中に入ると思ったよりぜんぜん大きい、薄い緑色の壁のとってもきれいな学校です。そのまま校長室に通されしばらく待つように言われました。秘書のナターシャは、丸顔の童顔で、ロシア人にしてはとっても小柄な可愛いひとです。8歳の子供がいるようにはとっても見えません。ペルミ出身ではないのだけど、結婚してここに住むことになったのだと言いました。
キビキビとルドミーラ校長先生が現れ、そのまま2階の日本語教室へ案内されました。6畳もないような縦長の細長い部屋で窓は障子のモチーフ、壁には掛け軸、棚には日本のお人形、折紙で折られた鶴が飾ってあります。机はせいぜい10個、こじんまりとしたとてもいい教室です。
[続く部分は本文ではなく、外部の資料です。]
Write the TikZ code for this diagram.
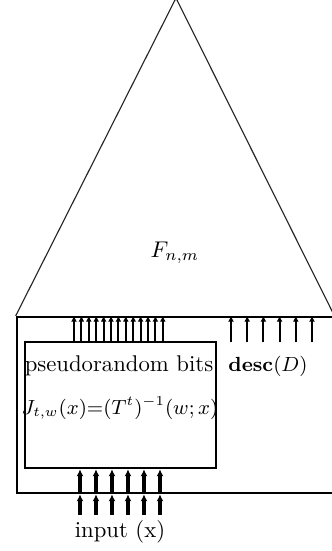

ちょうど前任者の先生が授業を行っている最中で、小学生の生徒たちは熱心に聞いている様子でした。私を一目見て、新任の先生だと悟った生徒たちの間から「ジェーボシュカだ」というコソコソ声が聞こえました。「ジューボシュカ」とは、ロシア語で若い女の人という意味です。そりゃあ、新しい先生には興味あるよね、と思い、「明日からの先生です」と紹介されると、さすがに内心ビビりましたが、そこはニコニコ(;´∀`)笑って涼しい顔で切り抜けました。
この日はそうそうと切り上げ、ルドミーラ先生宅へ戻ると、疲れていたのか、夕飯も少量で済ませ、ぐっすり眠りました。明日は記念すべき第一回目の授業です。ジューボシュカはがんばらなくてはなりません。